■ **Written problem**
Leave out the pictures, and retype only the lines from the beginning of the material through the line that contains "const kTicks = [1, 2, 3, 4, 5, 6]", including both.

· · · · · · ·

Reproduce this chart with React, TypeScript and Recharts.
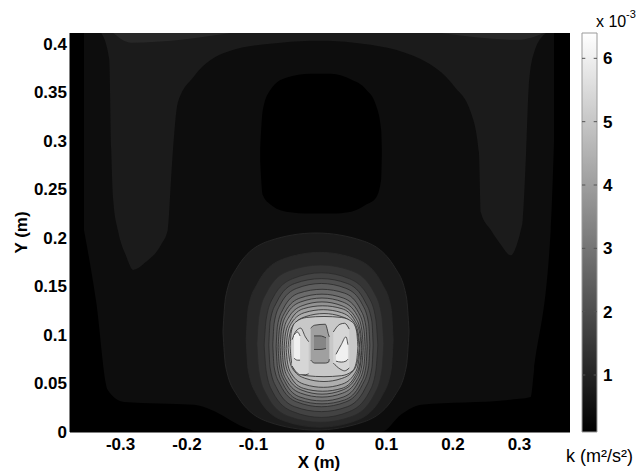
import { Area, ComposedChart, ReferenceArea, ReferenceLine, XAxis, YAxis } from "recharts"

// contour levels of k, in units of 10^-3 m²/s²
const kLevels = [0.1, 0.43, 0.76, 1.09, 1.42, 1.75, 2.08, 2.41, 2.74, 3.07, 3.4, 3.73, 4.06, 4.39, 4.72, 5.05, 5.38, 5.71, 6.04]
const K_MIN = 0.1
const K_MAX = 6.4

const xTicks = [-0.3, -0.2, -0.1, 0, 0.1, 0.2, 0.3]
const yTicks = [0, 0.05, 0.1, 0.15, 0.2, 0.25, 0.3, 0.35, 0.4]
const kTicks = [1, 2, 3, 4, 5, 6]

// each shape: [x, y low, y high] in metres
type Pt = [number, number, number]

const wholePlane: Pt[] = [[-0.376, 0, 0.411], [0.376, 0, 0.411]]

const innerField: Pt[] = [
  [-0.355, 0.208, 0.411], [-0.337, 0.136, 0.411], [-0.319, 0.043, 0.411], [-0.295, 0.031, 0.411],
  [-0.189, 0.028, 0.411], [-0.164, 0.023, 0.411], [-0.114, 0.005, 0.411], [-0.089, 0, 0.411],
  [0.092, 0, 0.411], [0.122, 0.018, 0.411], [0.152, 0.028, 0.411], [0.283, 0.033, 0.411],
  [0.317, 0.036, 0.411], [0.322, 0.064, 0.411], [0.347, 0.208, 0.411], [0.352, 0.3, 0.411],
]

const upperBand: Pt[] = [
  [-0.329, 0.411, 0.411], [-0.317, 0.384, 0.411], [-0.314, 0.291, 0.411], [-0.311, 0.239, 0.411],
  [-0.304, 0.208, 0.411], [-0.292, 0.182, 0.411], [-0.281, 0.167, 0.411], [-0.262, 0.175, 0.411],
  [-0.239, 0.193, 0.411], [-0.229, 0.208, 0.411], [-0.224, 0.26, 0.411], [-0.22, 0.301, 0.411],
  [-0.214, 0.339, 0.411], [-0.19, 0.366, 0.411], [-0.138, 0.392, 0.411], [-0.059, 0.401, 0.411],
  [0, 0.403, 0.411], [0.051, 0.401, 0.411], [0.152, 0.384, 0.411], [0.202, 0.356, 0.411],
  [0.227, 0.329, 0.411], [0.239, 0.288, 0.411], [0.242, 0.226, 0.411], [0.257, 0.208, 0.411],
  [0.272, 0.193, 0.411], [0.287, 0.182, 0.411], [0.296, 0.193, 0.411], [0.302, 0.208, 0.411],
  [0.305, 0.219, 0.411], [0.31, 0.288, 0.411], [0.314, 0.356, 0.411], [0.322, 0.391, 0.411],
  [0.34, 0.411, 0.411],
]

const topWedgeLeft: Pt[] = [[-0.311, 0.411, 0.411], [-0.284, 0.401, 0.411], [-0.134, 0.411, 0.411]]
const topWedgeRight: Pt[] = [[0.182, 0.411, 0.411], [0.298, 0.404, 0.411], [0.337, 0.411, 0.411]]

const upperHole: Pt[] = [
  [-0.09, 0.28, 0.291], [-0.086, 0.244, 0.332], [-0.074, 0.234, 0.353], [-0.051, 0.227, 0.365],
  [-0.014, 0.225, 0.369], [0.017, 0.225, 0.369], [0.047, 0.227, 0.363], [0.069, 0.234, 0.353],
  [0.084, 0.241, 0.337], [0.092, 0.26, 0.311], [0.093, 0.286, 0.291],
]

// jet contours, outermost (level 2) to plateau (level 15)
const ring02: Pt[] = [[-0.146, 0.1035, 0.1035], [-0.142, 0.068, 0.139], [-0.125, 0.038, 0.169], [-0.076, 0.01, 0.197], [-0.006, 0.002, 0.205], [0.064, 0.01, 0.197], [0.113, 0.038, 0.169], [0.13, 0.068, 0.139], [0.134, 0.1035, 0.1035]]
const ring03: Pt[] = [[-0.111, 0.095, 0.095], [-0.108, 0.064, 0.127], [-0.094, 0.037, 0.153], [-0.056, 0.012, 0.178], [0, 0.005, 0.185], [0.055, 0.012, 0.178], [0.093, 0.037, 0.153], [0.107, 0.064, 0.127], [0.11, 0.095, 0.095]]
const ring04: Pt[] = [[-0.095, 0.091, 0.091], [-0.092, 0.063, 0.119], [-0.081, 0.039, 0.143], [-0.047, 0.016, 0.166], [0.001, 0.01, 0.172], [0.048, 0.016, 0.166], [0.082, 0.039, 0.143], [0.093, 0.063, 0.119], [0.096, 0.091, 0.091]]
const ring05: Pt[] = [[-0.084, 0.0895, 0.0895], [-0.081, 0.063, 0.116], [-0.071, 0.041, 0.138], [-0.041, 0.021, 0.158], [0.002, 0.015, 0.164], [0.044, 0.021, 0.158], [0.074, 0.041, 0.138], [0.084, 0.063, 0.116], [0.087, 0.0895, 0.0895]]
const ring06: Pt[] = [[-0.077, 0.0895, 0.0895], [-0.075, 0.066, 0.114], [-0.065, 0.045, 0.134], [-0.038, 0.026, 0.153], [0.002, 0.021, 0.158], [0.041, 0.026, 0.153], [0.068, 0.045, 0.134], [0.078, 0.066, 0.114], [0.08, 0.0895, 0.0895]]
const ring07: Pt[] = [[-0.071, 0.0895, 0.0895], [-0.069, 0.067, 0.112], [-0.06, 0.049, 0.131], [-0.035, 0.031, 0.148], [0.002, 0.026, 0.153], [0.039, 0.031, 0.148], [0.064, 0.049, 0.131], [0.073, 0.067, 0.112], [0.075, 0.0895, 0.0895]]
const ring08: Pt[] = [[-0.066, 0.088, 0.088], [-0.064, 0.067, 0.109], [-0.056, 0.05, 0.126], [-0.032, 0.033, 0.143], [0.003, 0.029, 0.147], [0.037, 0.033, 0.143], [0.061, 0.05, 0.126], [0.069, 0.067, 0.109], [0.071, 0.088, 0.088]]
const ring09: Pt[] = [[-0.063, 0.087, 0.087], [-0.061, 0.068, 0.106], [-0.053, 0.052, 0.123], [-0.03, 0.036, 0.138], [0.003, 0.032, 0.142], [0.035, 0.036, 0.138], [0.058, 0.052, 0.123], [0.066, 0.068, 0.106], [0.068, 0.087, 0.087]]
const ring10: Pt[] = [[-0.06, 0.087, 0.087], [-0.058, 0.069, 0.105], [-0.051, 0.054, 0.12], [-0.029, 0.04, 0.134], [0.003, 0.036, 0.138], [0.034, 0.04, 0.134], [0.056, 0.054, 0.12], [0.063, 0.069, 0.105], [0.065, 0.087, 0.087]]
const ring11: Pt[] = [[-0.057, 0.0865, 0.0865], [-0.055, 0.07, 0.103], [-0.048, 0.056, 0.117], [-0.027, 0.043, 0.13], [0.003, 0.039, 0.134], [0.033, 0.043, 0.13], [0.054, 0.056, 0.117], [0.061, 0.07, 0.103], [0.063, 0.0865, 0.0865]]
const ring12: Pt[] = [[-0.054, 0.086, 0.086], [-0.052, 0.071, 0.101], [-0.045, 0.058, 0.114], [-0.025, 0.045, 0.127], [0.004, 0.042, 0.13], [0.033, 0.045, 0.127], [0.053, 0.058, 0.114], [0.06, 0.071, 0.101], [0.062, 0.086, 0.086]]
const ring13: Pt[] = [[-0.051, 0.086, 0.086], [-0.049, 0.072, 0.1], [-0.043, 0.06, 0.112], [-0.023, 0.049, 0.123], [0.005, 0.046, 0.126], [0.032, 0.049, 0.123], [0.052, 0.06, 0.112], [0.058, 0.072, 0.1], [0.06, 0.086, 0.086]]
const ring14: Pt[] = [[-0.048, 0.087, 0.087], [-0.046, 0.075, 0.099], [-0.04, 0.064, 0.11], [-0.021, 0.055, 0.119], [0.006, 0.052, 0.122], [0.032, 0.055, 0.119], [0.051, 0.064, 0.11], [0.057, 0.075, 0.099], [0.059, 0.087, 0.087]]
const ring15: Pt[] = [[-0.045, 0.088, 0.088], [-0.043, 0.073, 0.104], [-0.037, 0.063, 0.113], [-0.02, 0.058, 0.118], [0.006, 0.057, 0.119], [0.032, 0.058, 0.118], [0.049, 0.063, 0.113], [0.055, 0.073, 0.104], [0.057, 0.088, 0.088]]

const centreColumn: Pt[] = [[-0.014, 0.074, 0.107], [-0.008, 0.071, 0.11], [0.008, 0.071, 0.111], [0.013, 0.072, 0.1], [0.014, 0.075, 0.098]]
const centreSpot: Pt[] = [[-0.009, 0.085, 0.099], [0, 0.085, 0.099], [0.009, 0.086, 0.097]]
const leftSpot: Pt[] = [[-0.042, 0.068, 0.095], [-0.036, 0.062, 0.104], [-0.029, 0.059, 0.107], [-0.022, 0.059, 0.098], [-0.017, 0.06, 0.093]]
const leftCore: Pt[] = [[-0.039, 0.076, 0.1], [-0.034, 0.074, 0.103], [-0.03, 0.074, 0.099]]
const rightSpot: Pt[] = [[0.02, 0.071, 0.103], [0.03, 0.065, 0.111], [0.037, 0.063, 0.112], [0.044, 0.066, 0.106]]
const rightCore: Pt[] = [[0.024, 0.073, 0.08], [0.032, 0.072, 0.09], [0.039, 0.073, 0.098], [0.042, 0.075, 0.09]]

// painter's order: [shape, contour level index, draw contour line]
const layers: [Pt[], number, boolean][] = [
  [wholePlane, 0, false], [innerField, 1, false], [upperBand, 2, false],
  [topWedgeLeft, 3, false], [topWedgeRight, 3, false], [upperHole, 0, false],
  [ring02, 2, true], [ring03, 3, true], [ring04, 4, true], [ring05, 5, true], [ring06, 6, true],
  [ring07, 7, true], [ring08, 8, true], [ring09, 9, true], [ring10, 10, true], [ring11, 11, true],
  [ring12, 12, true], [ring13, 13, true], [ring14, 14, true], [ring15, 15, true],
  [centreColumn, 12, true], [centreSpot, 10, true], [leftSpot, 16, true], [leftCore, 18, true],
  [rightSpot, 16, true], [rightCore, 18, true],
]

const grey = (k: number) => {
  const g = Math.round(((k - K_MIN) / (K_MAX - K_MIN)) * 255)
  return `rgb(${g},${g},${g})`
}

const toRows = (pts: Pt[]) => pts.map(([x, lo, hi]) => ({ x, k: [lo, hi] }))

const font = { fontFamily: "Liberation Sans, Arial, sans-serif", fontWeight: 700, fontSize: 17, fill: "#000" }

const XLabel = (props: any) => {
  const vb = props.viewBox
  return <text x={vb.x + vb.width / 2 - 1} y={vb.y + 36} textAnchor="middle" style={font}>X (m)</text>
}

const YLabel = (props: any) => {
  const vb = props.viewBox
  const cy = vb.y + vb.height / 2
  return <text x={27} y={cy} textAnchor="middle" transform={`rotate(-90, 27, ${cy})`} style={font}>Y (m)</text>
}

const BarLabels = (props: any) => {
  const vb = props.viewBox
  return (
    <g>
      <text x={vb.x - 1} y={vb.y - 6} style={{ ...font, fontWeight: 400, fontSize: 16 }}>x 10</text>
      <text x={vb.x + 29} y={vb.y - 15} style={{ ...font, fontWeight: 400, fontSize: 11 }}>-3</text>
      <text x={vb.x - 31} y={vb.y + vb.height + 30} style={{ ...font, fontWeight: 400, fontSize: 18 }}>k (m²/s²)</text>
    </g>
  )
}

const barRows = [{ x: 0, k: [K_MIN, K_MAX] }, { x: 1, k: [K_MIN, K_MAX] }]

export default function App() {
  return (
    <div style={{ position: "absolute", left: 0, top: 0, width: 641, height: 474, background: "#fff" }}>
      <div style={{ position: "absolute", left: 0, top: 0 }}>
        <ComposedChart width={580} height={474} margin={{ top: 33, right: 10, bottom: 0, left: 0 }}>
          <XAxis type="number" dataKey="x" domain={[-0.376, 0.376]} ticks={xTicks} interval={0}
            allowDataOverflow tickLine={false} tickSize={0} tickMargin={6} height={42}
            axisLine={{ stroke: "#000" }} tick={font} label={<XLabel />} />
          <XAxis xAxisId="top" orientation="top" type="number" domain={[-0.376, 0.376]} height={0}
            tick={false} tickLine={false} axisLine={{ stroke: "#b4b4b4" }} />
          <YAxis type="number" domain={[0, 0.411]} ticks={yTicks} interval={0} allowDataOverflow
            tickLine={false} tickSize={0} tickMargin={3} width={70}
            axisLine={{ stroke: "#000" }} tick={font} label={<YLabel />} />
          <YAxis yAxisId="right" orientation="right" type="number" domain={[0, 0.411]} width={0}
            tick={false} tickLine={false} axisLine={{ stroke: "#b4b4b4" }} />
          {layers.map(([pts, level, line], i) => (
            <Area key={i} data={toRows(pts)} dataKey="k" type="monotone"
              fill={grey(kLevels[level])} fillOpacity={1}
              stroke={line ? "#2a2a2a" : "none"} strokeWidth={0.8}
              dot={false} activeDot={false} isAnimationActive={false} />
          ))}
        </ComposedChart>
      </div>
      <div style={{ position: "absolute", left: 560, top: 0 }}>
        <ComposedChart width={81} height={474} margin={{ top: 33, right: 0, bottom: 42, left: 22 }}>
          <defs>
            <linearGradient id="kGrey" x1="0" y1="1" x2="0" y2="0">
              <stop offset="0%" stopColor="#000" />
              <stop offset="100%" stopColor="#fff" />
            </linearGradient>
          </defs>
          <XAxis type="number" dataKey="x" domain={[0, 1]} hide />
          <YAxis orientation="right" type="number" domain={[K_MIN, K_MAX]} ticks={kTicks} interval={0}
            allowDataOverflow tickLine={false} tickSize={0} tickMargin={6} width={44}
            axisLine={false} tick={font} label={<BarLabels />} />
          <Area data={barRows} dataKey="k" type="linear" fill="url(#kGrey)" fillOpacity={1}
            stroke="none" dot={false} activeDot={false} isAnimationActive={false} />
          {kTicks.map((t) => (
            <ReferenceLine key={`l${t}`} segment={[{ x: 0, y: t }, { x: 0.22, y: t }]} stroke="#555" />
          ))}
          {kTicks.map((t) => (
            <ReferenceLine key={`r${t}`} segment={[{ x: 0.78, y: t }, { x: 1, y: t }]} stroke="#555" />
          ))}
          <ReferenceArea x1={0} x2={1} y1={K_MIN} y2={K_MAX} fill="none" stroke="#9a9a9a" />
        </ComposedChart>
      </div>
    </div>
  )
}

· · · · · · ·

■ **Worked solution**
Reproduce this chart with React, TypeScript and Recharts.
import { Area, ComposedChart, ReferenceArea, ReferenceLine, XAxis, YAxis } from "recharts"

// contour levels of k, in units of 10^-3 m²/s²
const kLevels = [0.1, 0.43, 0.76, 1.09, 1.42, 1.75, 2.08, 2.41, 2.74, 3.07, 3.4, 3.73, 4.06, 4.39, 4.72, 5.05, 5.38, 5.71, 6.04]
const K_MIN = 0.1
const K_MAX = 6.4

const xTicks = [-0.3, -0.2, -0.1, 0, 0.1, 0.2, 0.3]
const yTicks = [0, 0.05, 0.1, 0.15, 0.2, 0.25, 0.3, 0.35, 0.4]
const kTicks = [1, 2, 3, 4, 5, 6]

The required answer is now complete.